_Set problem_: Reproduce the material below line by line, beginning with its first line and ending with the line that contains "const flowNO16 = [0.004, 0.038, 0.104, 0.203, 0.365];"; leave out pictures.

A block of data
--

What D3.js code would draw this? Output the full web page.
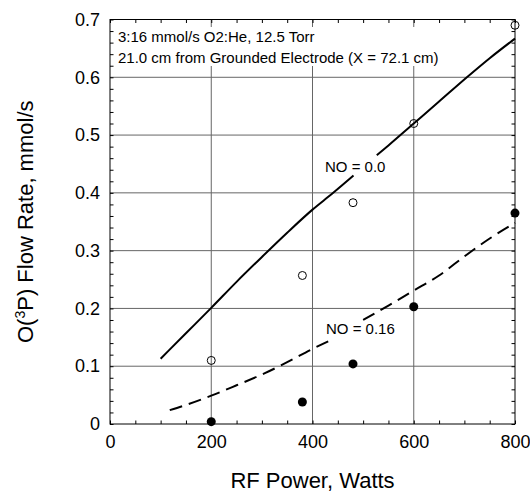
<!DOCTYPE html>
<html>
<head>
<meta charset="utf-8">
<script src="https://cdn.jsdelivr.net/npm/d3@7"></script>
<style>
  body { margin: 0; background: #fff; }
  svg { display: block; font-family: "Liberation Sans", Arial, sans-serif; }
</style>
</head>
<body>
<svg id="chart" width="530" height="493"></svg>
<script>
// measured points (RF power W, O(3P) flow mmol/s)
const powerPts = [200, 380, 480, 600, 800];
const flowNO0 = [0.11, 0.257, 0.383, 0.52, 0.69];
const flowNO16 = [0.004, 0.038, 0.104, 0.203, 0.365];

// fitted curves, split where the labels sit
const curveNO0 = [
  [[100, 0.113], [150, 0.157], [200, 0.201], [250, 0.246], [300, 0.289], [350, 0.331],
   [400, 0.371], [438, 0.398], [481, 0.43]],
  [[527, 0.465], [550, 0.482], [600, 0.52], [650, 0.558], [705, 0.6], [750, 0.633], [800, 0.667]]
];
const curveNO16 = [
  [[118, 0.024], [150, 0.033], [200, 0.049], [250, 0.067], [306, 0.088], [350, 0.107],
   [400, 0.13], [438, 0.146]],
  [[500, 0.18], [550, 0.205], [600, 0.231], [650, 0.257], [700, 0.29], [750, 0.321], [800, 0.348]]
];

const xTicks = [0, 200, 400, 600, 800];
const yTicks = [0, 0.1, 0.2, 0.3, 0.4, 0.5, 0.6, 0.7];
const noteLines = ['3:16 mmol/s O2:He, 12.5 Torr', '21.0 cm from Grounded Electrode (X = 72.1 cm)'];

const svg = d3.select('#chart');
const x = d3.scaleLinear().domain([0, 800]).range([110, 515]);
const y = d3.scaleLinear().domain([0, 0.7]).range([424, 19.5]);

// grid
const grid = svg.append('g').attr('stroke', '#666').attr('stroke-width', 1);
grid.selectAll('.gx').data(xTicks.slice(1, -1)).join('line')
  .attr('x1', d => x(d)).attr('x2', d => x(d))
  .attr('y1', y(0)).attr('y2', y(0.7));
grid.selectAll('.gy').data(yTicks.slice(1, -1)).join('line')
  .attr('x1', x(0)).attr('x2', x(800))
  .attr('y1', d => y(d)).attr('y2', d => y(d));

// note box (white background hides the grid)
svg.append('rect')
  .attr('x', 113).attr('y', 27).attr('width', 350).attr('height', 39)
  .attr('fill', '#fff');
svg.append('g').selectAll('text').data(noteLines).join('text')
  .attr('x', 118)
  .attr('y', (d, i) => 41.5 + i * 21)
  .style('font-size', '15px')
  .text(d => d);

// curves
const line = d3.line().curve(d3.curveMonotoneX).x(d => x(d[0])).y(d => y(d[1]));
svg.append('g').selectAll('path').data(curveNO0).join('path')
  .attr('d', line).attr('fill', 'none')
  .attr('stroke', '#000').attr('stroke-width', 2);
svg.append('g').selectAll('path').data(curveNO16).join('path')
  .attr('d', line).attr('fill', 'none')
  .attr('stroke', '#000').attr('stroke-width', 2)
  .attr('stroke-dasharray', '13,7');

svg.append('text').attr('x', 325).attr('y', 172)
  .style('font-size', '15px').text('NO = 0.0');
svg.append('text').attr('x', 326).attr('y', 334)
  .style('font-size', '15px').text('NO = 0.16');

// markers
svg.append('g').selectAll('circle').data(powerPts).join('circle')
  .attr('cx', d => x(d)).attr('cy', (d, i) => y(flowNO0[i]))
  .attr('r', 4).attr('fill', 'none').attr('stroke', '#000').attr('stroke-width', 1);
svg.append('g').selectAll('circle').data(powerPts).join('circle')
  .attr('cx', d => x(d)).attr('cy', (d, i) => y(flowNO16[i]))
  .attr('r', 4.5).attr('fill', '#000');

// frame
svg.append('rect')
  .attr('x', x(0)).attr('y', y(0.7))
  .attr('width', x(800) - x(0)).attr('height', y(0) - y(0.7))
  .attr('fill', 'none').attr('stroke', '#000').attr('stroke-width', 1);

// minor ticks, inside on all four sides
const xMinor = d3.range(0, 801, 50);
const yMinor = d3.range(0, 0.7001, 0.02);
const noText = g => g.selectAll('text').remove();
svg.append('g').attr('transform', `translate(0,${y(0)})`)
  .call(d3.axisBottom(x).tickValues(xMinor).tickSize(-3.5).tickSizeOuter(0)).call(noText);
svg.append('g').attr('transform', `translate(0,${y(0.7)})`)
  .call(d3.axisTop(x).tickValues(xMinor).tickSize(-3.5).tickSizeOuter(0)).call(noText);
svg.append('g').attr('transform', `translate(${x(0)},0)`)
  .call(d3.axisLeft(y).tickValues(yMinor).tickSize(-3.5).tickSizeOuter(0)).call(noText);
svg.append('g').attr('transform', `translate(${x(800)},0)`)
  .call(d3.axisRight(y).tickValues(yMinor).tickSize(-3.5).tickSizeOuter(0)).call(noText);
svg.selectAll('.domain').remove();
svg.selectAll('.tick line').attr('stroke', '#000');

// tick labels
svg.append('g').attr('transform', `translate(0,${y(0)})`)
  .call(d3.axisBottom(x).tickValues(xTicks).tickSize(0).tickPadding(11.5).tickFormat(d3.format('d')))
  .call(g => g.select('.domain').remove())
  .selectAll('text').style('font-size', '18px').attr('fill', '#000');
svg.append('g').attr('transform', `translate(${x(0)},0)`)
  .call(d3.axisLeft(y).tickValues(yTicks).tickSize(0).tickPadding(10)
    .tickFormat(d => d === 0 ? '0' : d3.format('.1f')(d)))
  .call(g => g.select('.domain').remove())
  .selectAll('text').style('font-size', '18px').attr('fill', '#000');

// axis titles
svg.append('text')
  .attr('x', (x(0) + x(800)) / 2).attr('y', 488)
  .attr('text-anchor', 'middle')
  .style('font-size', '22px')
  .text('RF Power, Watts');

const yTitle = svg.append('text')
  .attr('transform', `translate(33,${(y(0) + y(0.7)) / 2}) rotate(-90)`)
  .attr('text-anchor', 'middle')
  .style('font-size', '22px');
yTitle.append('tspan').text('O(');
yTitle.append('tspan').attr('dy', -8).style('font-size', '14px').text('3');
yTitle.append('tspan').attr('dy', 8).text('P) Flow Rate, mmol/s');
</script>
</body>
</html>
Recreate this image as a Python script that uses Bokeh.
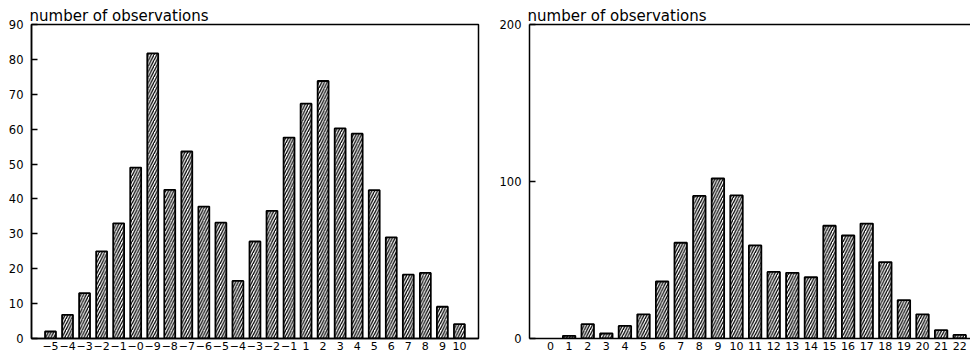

--

_Response to the task_:
What D3.js code would draw this? Output the full web page.
<!DOCTYPE html>
<html>
<head>
<meta charset="utf-8">
<script src="https://cdn.jsdelivr.net/npm/d3@7"></script>
<style>
  body { margin: 0; background: #fff; }
  svg { display: block; font-family: "Liberation Sans", Arial, sans-serif; }
</style>
</head>
<body>
<svg id="chart" width="530" height="493"></svg>
<script>
// measured points (RF power W, O(3P) flow mmol/s)
const powerPts = [200, 380, 480, 600, 800];
const flowNO0 = [0.11, 0.257, 0.383, 0.52, 0.69];
const flowNO16 = [0.004, 0.038, 0.104, 0.203, 0.365];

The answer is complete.